- **Problem to work on**: Retype only the lines below from the one with "What Chart.js code" to the one with "const yTicks = [-15, -10, -5, 0, 5, 10, 15];", inclusive, skipping every image.
# Start of Data lines
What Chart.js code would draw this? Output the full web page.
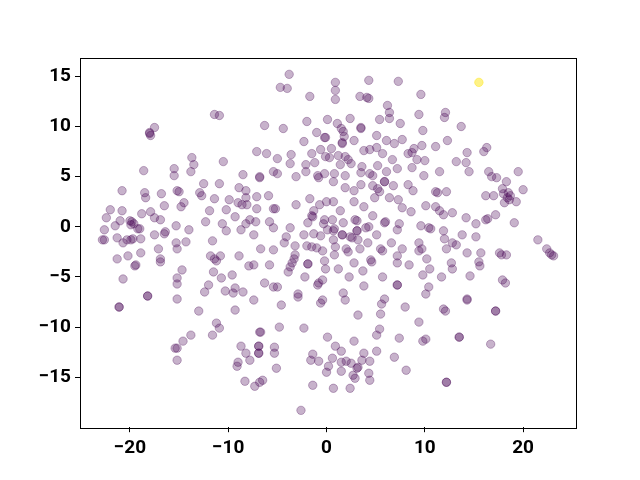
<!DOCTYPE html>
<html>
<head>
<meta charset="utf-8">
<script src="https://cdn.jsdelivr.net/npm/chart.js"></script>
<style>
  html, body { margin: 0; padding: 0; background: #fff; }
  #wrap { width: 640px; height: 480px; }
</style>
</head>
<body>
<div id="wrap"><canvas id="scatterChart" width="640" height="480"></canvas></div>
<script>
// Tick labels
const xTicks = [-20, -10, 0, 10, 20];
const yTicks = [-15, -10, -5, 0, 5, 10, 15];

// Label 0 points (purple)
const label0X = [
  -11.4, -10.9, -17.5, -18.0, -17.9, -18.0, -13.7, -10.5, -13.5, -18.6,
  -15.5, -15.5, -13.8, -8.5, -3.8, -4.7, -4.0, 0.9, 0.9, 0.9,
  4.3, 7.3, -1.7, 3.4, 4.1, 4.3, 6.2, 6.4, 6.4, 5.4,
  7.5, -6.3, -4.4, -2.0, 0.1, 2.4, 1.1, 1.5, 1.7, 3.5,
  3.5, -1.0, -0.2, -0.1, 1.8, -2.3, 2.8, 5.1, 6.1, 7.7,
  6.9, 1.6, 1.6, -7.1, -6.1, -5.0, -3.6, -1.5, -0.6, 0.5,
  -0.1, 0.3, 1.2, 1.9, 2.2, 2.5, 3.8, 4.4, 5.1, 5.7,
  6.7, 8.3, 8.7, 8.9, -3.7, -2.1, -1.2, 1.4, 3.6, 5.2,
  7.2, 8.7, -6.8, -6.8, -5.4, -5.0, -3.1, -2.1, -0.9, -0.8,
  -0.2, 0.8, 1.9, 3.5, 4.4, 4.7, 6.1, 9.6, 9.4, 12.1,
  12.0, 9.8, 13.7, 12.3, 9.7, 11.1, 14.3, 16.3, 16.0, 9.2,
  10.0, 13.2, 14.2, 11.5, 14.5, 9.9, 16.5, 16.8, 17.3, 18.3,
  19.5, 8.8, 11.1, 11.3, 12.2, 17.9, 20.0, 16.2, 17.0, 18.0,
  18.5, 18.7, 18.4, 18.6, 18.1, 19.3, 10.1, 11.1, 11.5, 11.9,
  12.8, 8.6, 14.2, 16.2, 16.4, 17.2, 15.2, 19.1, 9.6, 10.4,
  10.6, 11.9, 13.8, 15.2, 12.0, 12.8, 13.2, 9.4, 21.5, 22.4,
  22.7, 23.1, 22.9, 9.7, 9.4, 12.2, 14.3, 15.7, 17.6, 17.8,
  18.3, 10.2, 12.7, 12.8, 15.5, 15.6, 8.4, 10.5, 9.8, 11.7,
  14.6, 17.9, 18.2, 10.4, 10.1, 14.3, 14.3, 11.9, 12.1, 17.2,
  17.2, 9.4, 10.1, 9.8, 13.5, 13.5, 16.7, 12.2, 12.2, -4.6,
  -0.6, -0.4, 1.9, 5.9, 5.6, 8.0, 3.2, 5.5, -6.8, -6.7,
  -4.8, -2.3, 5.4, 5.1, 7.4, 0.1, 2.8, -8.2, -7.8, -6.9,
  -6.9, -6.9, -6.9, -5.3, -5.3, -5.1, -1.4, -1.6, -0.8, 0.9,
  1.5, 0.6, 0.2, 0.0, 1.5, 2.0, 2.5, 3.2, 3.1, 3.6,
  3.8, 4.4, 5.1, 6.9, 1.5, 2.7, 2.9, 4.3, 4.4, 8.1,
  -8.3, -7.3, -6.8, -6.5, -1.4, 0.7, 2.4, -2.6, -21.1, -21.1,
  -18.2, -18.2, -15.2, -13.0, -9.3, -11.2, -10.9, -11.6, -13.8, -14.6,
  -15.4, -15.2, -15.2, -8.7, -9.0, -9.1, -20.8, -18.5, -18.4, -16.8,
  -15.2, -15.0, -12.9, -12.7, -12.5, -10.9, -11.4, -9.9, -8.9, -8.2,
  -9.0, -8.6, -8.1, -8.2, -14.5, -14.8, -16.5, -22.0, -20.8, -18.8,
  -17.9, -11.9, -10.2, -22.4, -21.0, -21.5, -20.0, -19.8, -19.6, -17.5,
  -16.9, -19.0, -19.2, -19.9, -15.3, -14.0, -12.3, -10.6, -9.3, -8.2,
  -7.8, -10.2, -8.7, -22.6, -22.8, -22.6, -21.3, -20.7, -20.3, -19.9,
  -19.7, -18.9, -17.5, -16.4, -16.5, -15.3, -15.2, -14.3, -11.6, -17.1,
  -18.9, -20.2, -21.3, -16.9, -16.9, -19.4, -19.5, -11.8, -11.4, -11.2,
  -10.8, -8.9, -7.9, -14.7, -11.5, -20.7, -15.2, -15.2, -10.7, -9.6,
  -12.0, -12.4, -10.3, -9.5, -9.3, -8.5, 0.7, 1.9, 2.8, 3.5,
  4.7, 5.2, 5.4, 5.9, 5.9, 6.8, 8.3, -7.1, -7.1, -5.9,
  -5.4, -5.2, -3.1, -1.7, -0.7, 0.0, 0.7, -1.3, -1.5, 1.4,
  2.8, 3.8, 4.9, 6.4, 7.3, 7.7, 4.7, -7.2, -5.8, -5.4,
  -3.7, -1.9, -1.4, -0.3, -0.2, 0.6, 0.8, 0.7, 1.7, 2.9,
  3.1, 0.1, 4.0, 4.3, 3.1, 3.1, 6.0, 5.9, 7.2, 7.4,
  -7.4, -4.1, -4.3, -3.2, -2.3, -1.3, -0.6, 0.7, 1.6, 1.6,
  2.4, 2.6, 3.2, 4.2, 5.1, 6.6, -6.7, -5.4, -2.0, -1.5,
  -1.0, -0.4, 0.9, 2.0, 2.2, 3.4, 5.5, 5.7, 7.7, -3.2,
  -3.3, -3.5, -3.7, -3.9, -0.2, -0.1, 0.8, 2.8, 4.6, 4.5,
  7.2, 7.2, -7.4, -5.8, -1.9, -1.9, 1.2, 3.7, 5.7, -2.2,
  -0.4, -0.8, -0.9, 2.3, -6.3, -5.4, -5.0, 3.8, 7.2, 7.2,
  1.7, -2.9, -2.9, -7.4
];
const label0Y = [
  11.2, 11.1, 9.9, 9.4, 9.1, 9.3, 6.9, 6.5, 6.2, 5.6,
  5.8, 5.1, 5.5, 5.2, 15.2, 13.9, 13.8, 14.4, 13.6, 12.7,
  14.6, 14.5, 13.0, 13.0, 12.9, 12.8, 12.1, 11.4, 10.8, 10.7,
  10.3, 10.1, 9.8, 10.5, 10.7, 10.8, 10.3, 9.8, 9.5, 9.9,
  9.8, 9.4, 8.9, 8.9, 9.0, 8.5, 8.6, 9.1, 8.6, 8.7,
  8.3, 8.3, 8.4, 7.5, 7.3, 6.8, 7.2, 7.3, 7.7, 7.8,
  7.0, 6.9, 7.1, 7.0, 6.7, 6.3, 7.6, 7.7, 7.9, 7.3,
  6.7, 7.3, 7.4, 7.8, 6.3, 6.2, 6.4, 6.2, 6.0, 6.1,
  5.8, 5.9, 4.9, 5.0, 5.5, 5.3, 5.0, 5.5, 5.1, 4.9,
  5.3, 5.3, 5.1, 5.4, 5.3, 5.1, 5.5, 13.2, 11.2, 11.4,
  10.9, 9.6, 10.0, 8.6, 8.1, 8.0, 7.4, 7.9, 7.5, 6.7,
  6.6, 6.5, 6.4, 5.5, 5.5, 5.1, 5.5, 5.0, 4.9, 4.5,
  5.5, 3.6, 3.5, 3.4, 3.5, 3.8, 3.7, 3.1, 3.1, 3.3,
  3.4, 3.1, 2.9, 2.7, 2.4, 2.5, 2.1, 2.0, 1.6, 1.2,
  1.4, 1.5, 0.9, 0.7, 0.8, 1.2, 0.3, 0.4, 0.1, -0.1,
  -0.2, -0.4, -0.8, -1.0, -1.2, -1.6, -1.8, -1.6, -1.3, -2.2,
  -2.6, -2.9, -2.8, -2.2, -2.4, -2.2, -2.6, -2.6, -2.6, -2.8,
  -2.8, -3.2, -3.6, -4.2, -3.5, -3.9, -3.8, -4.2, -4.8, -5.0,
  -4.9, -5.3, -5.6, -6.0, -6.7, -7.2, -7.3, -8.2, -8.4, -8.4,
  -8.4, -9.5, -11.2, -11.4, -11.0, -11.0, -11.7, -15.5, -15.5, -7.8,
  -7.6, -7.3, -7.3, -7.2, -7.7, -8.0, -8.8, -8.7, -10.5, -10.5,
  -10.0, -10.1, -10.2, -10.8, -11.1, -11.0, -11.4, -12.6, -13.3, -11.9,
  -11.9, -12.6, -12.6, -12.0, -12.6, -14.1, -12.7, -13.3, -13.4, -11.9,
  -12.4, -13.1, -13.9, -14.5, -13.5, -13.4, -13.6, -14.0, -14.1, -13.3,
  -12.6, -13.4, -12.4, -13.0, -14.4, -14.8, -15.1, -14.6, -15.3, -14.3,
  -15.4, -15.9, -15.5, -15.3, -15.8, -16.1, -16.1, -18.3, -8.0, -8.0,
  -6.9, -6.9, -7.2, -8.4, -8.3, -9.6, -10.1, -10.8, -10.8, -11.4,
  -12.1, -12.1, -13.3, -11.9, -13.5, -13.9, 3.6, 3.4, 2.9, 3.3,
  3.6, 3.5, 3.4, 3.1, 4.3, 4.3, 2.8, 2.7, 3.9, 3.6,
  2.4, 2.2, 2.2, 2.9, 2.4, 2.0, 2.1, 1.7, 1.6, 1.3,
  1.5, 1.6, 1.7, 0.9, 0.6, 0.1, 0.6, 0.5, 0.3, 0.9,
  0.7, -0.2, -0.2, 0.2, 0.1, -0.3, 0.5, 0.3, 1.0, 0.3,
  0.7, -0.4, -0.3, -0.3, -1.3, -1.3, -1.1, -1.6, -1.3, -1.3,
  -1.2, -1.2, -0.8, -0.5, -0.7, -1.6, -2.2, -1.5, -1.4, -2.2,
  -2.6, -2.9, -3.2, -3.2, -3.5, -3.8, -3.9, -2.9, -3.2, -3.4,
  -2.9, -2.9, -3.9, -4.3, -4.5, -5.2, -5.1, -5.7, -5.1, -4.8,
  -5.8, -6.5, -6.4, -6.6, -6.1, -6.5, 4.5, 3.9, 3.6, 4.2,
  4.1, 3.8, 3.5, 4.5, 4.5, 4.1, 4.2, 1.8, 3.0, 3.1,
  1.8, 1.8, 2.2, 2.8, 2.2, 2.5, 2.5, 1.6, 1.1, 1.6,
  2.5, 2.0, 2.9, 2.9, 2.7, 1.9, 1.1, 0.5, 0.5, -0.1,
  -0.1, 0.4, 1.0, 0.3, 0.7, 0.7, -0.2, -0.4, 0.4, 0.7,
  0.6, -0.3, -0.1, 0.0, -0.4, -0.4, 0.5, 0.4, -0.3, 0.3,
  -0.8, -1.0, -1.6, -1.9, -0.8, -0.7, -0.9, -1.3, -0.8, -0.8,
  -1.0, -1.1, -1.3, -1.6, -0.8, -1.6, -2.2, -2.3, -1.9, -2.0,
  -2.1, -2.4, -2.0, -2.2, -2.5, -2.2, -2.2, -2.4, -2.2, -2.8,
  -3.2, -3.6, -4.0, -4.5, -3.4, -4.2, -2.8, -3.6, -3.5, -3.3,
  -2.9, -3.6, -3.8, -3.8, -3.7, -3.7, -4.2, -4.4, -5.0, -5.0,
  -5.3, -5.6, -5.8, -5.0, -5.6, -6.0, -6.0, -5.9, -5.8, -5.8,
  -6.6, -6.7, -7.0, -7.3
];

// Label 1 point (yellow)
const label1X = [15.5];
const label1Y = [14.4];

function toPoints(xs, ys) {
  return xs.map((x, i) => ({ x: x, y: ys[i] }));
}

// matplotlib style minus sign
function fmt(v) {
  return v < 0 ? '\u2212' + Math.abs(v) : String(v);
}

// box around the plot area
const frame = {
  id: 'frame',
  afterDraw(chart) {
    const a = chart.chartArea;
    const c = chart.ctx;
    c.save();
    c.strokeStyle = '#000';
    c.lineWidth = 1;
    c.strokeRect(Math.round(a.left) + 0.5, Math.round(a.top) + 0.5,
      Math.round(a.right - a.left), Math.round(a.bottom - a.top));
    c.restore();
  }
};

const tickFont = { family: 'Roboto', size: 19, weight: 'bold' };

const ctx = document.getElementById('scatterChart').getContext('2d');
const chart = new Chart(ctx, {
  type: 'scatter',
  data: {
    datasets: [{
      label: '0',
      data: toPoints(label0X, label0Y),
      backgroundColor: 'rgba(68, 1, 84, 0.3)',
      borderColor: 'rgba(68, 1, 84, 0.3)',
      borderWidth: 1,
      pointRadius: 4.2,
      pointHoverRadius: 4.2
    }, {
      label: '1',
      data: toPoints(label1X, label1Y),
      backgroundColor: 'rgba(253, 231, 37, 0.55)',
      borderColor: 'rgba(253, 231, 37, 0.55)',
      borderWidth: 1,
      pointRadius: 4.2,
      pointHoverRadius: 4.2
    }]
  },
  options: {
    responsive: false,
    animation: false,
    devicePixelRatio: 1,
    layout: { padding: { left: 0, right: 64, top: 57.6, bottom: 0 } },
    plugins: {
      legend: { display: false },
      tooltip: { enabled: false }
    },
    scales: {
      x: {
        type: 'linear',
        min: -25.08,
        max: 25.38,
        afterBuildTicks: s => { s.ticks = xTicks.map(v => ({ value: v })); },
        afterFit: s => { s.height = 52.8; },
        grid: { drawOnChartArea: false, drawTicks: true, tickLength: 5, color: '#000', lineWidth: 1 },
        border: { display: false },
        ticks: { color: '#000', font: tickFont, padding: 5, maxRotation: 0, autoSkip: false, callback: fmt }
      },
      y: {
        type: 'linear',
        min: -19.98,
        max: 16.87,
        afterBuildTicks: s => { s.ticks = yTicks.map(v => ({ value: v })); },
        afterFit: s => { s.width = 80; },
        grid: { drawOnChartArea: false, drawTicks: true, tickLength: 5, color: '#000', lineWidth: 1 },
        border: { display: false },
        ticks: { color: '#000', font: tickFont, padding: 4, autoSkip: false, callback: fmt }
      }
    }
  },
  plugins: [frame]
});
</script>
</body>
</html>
# End of Data lines
# Start of Data lines
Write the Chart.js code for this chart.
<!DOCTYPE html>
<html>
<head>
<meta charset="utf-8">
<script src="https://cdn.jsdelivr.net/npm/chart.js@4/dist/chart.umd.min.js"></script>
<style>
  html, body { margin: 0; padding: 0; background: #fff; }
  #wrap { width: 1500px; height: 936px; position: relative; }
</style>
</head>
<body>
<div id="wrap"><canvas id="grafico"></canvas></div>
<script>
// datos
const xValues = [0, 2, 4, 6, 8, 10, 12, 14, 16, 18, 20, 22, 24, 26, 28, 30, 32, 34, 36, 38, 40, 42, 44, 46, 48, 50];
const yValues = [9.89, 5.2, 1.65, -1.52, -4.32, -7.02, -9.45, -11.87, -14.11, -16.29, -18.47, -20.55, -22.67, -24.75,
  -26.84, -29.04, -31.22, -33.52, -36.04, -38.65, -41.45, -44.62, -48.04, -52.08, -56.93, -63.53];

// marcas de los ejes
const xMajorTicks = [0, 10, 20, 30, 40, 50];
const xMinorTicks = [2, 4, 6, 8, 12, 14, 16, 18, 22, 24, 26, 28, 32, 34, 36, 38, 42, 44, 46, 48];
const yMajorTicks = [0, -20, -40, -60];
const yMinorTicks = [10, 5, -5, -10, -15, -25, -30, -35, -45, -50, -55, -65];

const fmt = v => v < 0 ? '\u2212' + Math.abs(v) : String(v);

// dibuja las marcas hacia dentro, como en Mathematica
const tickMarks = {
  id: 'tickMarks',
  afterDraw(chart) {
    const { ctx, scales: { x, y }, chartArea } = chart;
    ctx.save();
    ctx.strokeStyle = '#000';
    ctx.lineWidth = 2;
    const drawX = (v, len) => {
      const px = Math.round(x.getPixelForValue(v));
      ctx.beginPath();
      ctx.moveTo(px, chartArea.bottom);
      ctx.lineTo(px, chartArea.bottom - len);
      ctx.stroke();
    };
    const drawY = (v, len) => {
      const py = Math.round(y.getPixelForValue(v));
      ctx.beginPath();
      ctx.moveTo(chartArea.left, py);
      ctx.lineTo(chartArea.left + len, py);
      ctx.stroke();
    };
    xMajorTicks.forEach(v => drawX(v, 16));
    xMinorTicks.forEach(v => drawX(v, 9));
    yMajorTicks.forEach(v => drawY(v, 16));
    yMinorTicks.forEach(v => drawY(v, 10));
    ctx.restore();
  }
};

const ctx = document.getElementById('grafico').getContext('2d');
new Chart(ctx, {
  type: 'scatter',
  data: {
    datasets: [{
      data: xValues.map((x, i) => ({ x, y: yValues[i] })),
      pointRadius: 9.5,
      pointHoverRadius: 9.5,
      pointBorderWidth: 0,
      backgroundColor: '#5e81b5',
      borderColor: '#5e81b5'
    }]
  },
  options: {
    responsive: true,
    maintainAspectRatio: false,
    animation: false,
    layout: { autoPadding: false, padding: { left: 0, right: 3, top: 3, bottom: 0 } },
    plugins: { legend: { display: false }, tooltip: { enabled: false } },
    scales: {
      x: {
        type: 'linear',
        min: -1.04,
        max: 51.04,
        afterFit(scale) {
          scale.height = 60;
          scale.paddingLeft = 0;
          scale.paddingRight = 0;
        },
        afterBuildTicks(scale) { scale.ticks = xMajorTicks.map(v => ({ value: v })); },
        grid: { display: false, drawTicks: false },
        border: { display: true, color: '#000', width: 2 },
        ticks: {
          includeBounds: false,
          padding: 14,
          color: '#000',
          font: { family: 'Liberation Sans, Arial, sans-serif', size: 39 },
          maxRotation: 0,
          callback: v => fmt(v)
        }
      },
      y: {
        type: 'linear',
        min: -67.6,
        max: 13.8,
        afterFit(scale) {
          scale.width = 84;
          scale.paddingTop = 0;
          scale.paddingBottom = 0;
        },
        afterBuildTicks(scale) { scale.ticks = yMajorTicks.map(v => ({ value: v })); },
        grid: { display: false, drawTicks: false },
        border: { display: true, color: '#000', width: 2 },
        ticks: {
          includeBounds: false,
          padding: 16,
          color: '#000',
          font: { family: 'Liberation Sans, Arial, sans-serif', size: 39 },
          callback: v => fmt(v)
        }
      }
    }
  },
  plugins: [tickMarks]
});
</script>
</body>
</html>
# End of Data lines
- **Full answer**:
What Chart.js code would draw this? Output the full web page.
<!DOCTYPE html>
<html>
<head>
<meta charset="utf-8">
<script src="https://cdn.jsdelivr.net/npm/chart.js"></script>
<style>
  html, body { margin: 0; padding: 0; background: #fff; }
  #wrap { width: 640px; height: 480px; }
</style>
</head>
<body>
<div id="wrap"><canvas id="scatterChart" width="640" height="480"></canvas></div>
<script>
// Tick labels
const xTicks = [-20, -10, 0, 10, 20];
const yTicks = [-15, -10, -5, 0, 5, 10, 15];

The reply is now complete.